I hate them things!!! I mainly see them on NS, and they drive me crazy!!! Here is to banning electronic bells on all locos!!!
Love 'em or hate 'em, get used to 'em, 'cause they’re here to stay. They are pretty reliable, and with no moving parts, takes away a lot of chance it could cause an FRA defect. You will be seeing much more of them in the future. They don’t bother me.
The sound may not be the same as a cast bell, but they don’t plug up in the winter. Considering where most cast bells are mounted these days, that can be a real issue in the parts of the country that have four seasons.
The electronic bells are horrible![:O] Thry sound like fingernails on a blackboard. they should be banned from the railroad scene.
Nothing like the sound of a mechanical bell:
click…click…dingdingdingding…click…click…ding…click
Better learn to love 'em. They are here.
Zugmann, that doesnt really sound like a good reenactment of a electronic bell… Heres a better one:
Lemme just say one word about that bell;
BARF!!!
The traditional bell sounded WAY better than that! The traditional bell also looks good on CPR diesels, mainly the old high hood units.
DEATH TO THE ELECTRONIC BELL,
DEATH TO THE ELECTRONIC BELL,
DEATH TO THE ELECTRONIC BELL, etc.
I HATE all electronic bells on crossings and on locomotives but mostly on crossings because not only do they sound bad they are way to quiet! with a mechanical bell installed you could still hear them loud and clear in your car with the windows up now(at least with the ones where I am) your lucky if you can hear them at all with your windows up or down so I see electronic bells on crossings as a safety hazard! Just my opinion.
WSOR 10C had an electronic bell and a brass bell. The electronic one is mounted over the conductor’s head, and the brass is mounted below the engineer. Guess which one I use?[:D]
You all seem to forget about the gong bell on the nose of CNW units. Can’t hardly hear that one inside the cab.
Sometimes in winter all you get is click, click, click. Other ones go into turbo mode: CLANGCLANGCLANG
WSOR 4009 (ex-MILW SD40-2) used to have electronic bell. Soo and MILW were big on them in the 1970s. It got replaced with a mechanical bell, mounted on conductor’s side, right above and behind the window. Some guys don’t like it…[]
I would suggest that you get up early one winter morning after four inches of snow fell the day before and help the carmen clean out the bells on the cab cars before the morning rush hour.
What I really hate is EMD’s automatic bell (and the idiots that thought it up) that you can’t turn off. It keeps ringing for quite a while after the ditch lights quit flashing. After 134 miles of that crap, I am sooooo ready to climb off that engine.
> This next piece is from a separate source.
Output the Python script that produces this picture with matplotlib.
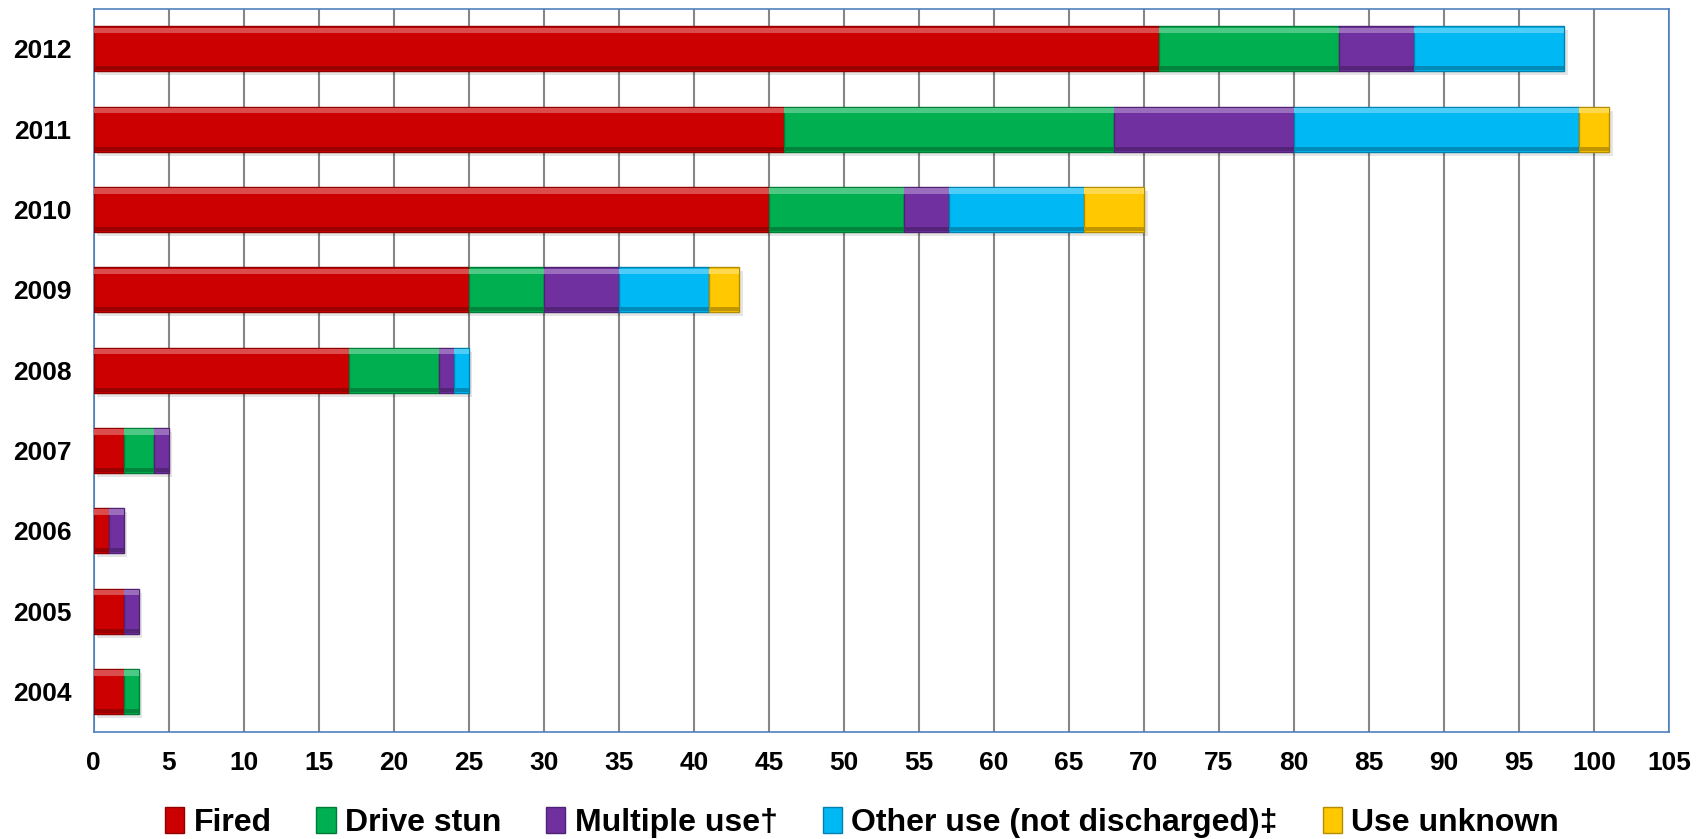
import numpy as np
import matplotlib
matplotlib.use("Agg")
import matplotlib.pyplot as plt
from matplotlib.colors import to_rgb
from matplotlib.patches import Patch


YEARS = ["2004", "2005", "2006", "2007", "2008", "2009", "2010", "2011", "2012"]

FIRED = [2, 2, 1, 2, 17, 25, 45, 46, 71]
DRIVE_STUN = [1, 0, 0, 2, 6, 5, 9, 22, 12]
MULTIPLE_USE = [0, 1, 1, 1, 1, 5, 3, 12, 5]
OTHER_USE = [0, 0, 0, 0, 1, 6, 9, 19, 10]
USE_UNKNOWN = [0, 0, 0, 0, 0, 2, 4, 2, 0]

SERIES = [
    ("Fired", FIRED, "#CC0000"),
    ("Drive stun", DRIVE_STUN, "#00B050"),
    ("Multiple use\u2020", MULTIPLE_USE, "#7030A0"),
    ("Other use (not discharged)\u2021", OTHER_USE, "#00B8F4"),
    ("Use unknown", USE_UNKNOWN, "#FFC800"),
]

X_TICKS = list(range(0, 106, 5))

BAR_HEIGHT = 0.56
FONT = "Liberation Sans"


def shade(color, factor):
    r, g, b = to_rgb(color)
    if factor >= 1:
        f = factor - 1
        return (r + (1 - r) * f, g + (1 - g) * f, b + (1 - b) * f)
    return (r * factor, g * factor, b * factor)


def draw_bars(ax):
    y = np.arange(len(YEARS))
    left = np.zeros(len(YEARS))

    for label, values, color in SERIES:
        values = np.array(values, dtype=float)
        keep = values > 0
        yy, ww, ll = y[keep], values[keep], left[keep]

        # soft drop shadow
        ax.barh(yy - 0.05, ww, left=ll + 0.25, height=BAR_HEIGHT,
                color=(0, 0, 0, 0.10), linewidth=0, zorder=2)
        # main body
        ax.barh(yy, ww, left=ll, height=BAR_HEIGHT, color=color,
                edgecolor=shade(color, 0.7), linewidth=1.0, zorder=3)
        # bevel: light top strip, dark bottom strip
        ax.barh(yy + BAR_HEIGHT / 2 - 0.05, ww, left=ll, height=0.07,
                color=shade(color, 1.3), linewidth=0, zorder=4)
        ax.barh(yy - BAR_HEIGHT / 2 + 0.035, ww, left=ll, height=0.05,
                color=shade(color, 0.75), linewidth=0, zorder=4)

        left += values


def format_axis(ax):
    ax.set_xlim(0, 105)
    ax.set_ylim(-0.5, len(YEARS) - 0.5)

    ax.set_xticks(X_TICKS)
    ax.set_xticklabels([str(t) for t in X_TICKS])
    ax.set_yticks(np.arange(len(YEARS)))
    ax.set_yticklabels(YEARS)

    ax.tick_params(axis="x", length=0, pad=14, labelsize=19)
    ax.tick_params(axis="y", length=0, pad=16, labelsize=19)

    for lab in ax.get_xticklabels() + ax.get_yticklabels():
        lab.set_fontweight("bold")
        lab.set_family(FONT)

    ax.grid(axis="x", color="#868686", linewidth=1.5, zorder=0)
    ax.set_axisbelow(True)

    for spine in ax.spines.values():
        spine.set_color("#4F81BD")
        spine.set_linewidth(1.2)


def add_legend(fig):
    handles = [
        Patch(facecolor=color, edgecolor=shade(color, 0.7), linewidth=1.0,
              label=label)
        for label, _, color in SERIES
    ]
    fig.legend(
        handles=handles,
        loc="center",
        bbox_to_anchor=(0.505, 0.02),
        ncol=len(SERIES),
        frameon=False,
        handlelength=0.6,
        handleheight=0.9,
        handletextpad=0.3,
        columnspacing=1.4,
        prop={"family": FONT, "weight": "bold", "size": 23},
    )


def main():
    fig = plt.figure(figsize=(17.07, 8.39), dpi=100)
    ax = fig.add_axes([0.0548, 0.128, 0.9230, 0.8617])

    draw_bars(ax)
    format_axis(ax)
    add_legend(fig)

    fig.savefig("out.png", dpi=100)
    plt.close(fig)


if __name__ == "__main__":
    main()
There are ways to turn them off … I think you need to same key that you need to get 4400hp from an NS dash 9.
If you mean the timer, not the entire bell, let me know how it’s done. Maybe I can talk somebody in the Loco shop into doing just that.
I LOVE THE LOCOMOTIVE ELECTRONIC BELL! I HATE THE RR CROSSING ELECTRONIC BELL!
That was the reenactment of the few mechinical bells I had lately. Now the EMDs with their 30 second cycle is annoying… but at least they work. The locomotive electronic bells aren’t too bad sounding either… not too much of a difference, really.
I just see it as the usual “lets mess with something that works” crap that people love to do. If they get frozen, make the bottom like the new electronic bells, covered. That would keep the ice and snow out. Hmm, why didnt they think of that.
Alec
Here is a gound sounding bell! HAHA THIS VIDEO WAS DEDICATED TO ME!
i dont mind the electronic locomotive bells. they dont sound too different to me.
now those electronic CROSSING bells are another story. especially those damn western cullen hayes bells.
and let’s not forget the crossings with virtual horns. those sound HORRIBLE. ugh
If you heard some of the old SP mechanical gong bells that are in use, those WC Hayes electronic bells don’t sound so bad. There’s one crossing here (Dobson) which has one of those WC Hayes electronic bells for the northbound side, and one of the old gong bells for the southbound side. The southbound starts out strong, within 15-20 seconds you start hearing ‘ding-ding-click-ding-click-click-click-ding-click-click’ and then silence for the duration of activation. That’s typical of a lot of them out here.
UP is replacing them but not quick enough. With those electronic bells, which again, are here to stay. They don’t care about how one thinks of their sound, just that they do their job which is warn traffic. Pedestrian moreso than vehicular traffic.
You can’t really cover a mechanical bell. It also has moving parts that feeze or get clogged up. So, the old way didn’t exactly work as well as you would think. A bell is a very important part of a locomotive. I would like it to work.